• [GOAL]: Skip every image and restate the data word for word.
>> BEGIN DATA PROVIDED
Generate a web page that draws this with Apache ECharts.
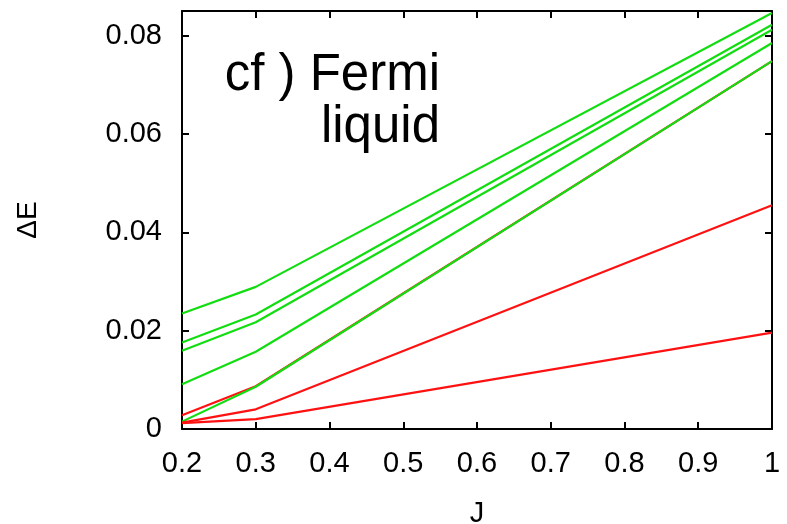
<!DOCTYPE html>
<html>
<head>
<meta charset="utf-8">
<script src="https://cdn.jsdelivr.net/npm/echarts@6/dist/echarts.min.js"></script>
<style>
  html, body { margin: 0; padding: 0; background: #fff; }
  #chart { width: 787px; height: 524px; }
</style>
</head>
<body>
<div id="chart"></div>
<script>
// J values where the curves are sampled
var jValues = [0.2, 0.3, 1.0];
// green curves, top to bottom
var green1 = [0.0235, 0.0289, 0.0846];
var green2 = [0.0176, 0.0233, 0.0822];
var green3 = [0.0159, 0.0217, 0.0812];
var green4 = [0.0091, 0.0157, 0.0785];
var green5 = [0.0015, 0.0086, 0.0748];
// red curves
var red1 = [0.0028, 0.0087, 0.0748];
var red2 = [0.0013, 0.0040, 0.0455];
var red3 = [0.0012, 0.0020, 0.0196];
var xTicks = ['0.2', '0.3', '0.4', '0.5', '0.6', '0.7', '0.8', '0.9', '1'];
var yTicks = ['0', '0.02', '0.04', '0.06', '0.08'];

var GREEN = '#11dd11';
var RED = '#ff1111';
var FONT = 'Liberation Sans, Arial, sans-serif';

function pairs(vals) {
    return jValues.map(function (j, i) { return [j, vals[i]]; });
}
function line(name, vals, color, z) {
    return {
        name: name,
        type: 'line',
        data: pairs(vals),
        showSymbol: false,
        symbol: 'none',
        z: z,
        lineStyle: { color: color, width: 2.2 },
        animation: false
    };
}

var chart = echarts.init(document.getElementById('chart'));

var axisLine = { show: true, onZero: false, lineStyle: { color: '#000', width: 2 } };
var axisTick = { show: true, inside: true, length: 7, lineStyle: { color: '#000', width: 2 } };

chart.setOption({
    backgroundColor: '#fff',
    animation: false,
    grid: { left: 182, right: 15, top: 11, bottom: 95, containLabel: false, outerBoundsMode: 'none' },
    xAxis: [
        {
            type: 'value', min: 0.2, max: 1, interval: 0.1,
            axisLine: axisLine, axisTick: axisTick, splitLine: { show: false },
            axisLabel: {
                color: '#000', fontSize: 29, fontFamily: FONT, margin: 20,
                formatter: function (v) {
                    var i = Math.round((v - 0.2) * 10);
                    return xTicks[i] !== undefined ? xTicks[i] : '';
                }
            },
            name: 'J', nameLocation: 'middle', nameGap: 70,
            nameTextStyle: { color: '#000', fontSize: 29, fontFamily: FONT }
        },
        {
            type: 'value', min: 0.2, max: 1, interval: 0.1, position: 'top',
            axisLine: axisLine, axisTick: axisTick, splitLine: { show: false },
            axisLabel: { show: false }
        }
    ],
    yAxis: [
        {
            type: 'value', min: 0, max: 0.085, interval: 0.02,
            axisLine: axisLine, axisTick: axisTick, splitLine: { show: false },
            axisLabel: {
                color: '#000', fontSize: 29, fontFamily: FONT, margin: 20,
                showMaxLabel: false,
                formatter: function (v) {
                    var i = Math.round(v / 0.02);
                    return yTicks[i] !== undefined ? yTicks[i] : '';
                }
            },
            name: 'ΔE', nameLocation: 'middle', nameGap: 140,
            nameTextStyle: { color: '#000', fontSize: 28, fontFamily: FONT }
        },
        {
            type: 'value', min: 0, max: 0.085, interval: 0.02, position: 'right',
            axisLine: axisLine, axisTick: axisTick, splitLine: { show: false },
            axisLabel: { show: false }
        }
    ],
    graphic: [
        {
            type: 'text', x: 440, y: 76,
            style: { text: 'cf ) Fermi', fill: '#000', font: '51px ' + FONT, textAlign: 'right', textVerticalAlign: 'middle' }
        },
        {
            type: 'text', x: 440, y: 128,
            style: { text: 'liquid', fill: '#000', font: '51px ' + FONT, textAlign: 'right', textVerticalAlign: 'middle' }
        }
    ],
    series: [
        line('red1', red1, RED, 1),
        line('green1', green1, GREEN, 2),
        line('green2', green2, GREEN, 2),
        line('green3', green3, GREEN, 2),
        line('green4', green4, GREEN, 2),
        line('green5', green5, GREEN, 2),
        line('red2', red2, RED, 3),
        line('red3', red3, RED, 3)
    ]
});
</script>
</body>
</html>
>> END DATA PROVIDED
• [THE SOLUTION]:
Generate a web page that draws this with Apache ECharts.
<!DOCTYPE html>
<html>
<head>
<meta charset="utf-8">
<script src="https://cdn.jsdelivr.net/npm/echarts@6/dist/echarts.min.js"></script>
<style>
  html, body { margin: 0; padding: 0; background: #fff; }
  #chart { width: 787px; height: 524px; }
</style>
</head>
<body>
<div id="chart"></div>
<script>
// J values where the curves are sampled
var jValues = [0.2, 0.3, 1.0];
// green curves, top to bottom
var green1 = [0.0235, 0.0289, 0.0846];
var green2 = [0.0176, 0.0233, 0.0822];
var green3 = [0.0159, 0.0217, 0.0812];
var green4 = [0.0091, 0.0157, 0.0785];
var green5 = [0.0015, 0.0086, 0.0748];
// red curves
var red1 = [0.0028, 0.0087, 0.0748];
var red2 = [0.0013, 0.0040, 0.0455];
var red3 = [0.0012, 0.0020, 0.0196];
var xTicks = ['0.2', '0.3', '0.4', '0.5', '0.6', '0.7', '0.8', '0.9', '1'];
var yTicks = ['0', '0.02', '0.04', '0.06', '0.08'];

var GREEN = '#11dd11';
var RED = '#ff1111';
var FONT = 'Liberation Sans, Arial, sans-serif';

function pairs(vals) {
    return jValues.map(function (j, i) { return [j, vals[i]]; });
}
function line(name, vals, color, z) {
    return {
        name: name,
        type: 'line',
        data: pairs(vals),
        showSymbol: false,
        symbol: 'none',
        z: z,
        lineStyle: { color: color, width: 2.2 },
        animation: false
    };
}

var chart = echarts.init(document.getElementById('chart'));

var axisLine = { show: true, onZero: false, lineStyle: { color: '#000', width: 2 } };
var axisTick = { show: true, inside: true, length: 7, lineStyle: { color: '#000', width: 2 } };

chart.setOption({
    backgroundColor: '#fff',
    animation: false,
    grid: { left: 182, right: 15, top: 11, bottom: 95, containLabel: false, outerBoundsMode: 'none' },
    xAxis: [
        {
            type: 'value', min: 0.2, max: 1, interval: 0.1,
            axisLine: axisLine, axisTick: axisTick, splitLine: { show: false },
            axisLabel: {
                color: '#000', fontSize: 29, fontFamily: FONT, margin: 20,
                formatter: function (v) {
                    var i = Math.round((v - 0.2) * 10);
                    return xTicks[i] !== undefined ? xTicks[i] : '';
                }
            },
            name: 'J', nameLocation: 'middle', nameGap: 70,
            nameTextStyle: { color: '#000', fontSize: 29, fontFamily: FONT }
        },
        {
            type: 'value', min: 0.2, max: 1, interval: 0.1, position: 'top',
            axisLine: axisLine, axisTick: axisTick, splitLine: { show: false },
            axisLabel: { show: false }
        }
    ],
    yAxis: [
        {
            type: 'value', min: 0, max: 0.085, interval: 0.02,
            axisLine: axisLine, axisTick: axisTick, splitLine: { show: false },
            axisLabel: {
                color: '#000', fontSize: 29, fontFamily: FONT, margin: 20,
                showMaxLabel: false,
                formatter: function (v) {
                    var i = Math.round(v / 0.02);
                    return yTicks[i] !== undefined ? yTicks[i] : '';
                }
            },
            name: 'ΔE', nameLocation: 'middle', nameGap: 140,
            nameTextStyle: { color: '#000', fontSize: 28, fontFamily: FONT }
        },
        {
            type: 'value', min: 0, max: 0.085, interval: 0.02, position: 'right',
            axisLine: axisLine, axisTick: axisTick, splitLine: { show: false },
            axisLabel: { show: false }
        }
    ],
    graphic: [
        {
            type: 'text', x: 440, y: 76,
            style: { text: 'cf ) Fermi', fill: '#000', font: '51px ' + FONT, textAlign: 'right', textVerticalAlign: 'middle' }
        },
        {
            type: 'text', x: 440, y: 128,
            style: { text: 'liquid', fill: '#000', font: '51px ' + FONT, textAlign: 'right', textVerticalAlign: 'middle' }
        }
    ],
    series: [
        line('red1', red1, RED, 1),
        line('green1', green1, GREEN, 2),
        line('green2', green2, GREEN, 2),
        line('green3', green3, GREEN, 2),
        line('green4', green4, GREEN, 2),
        line('green5', green5, GREEN, 2),
        line('red2', red2, RED, 3),
        line('red3', red3, RED, 3)
    ]
});
</script>
</body>
</html>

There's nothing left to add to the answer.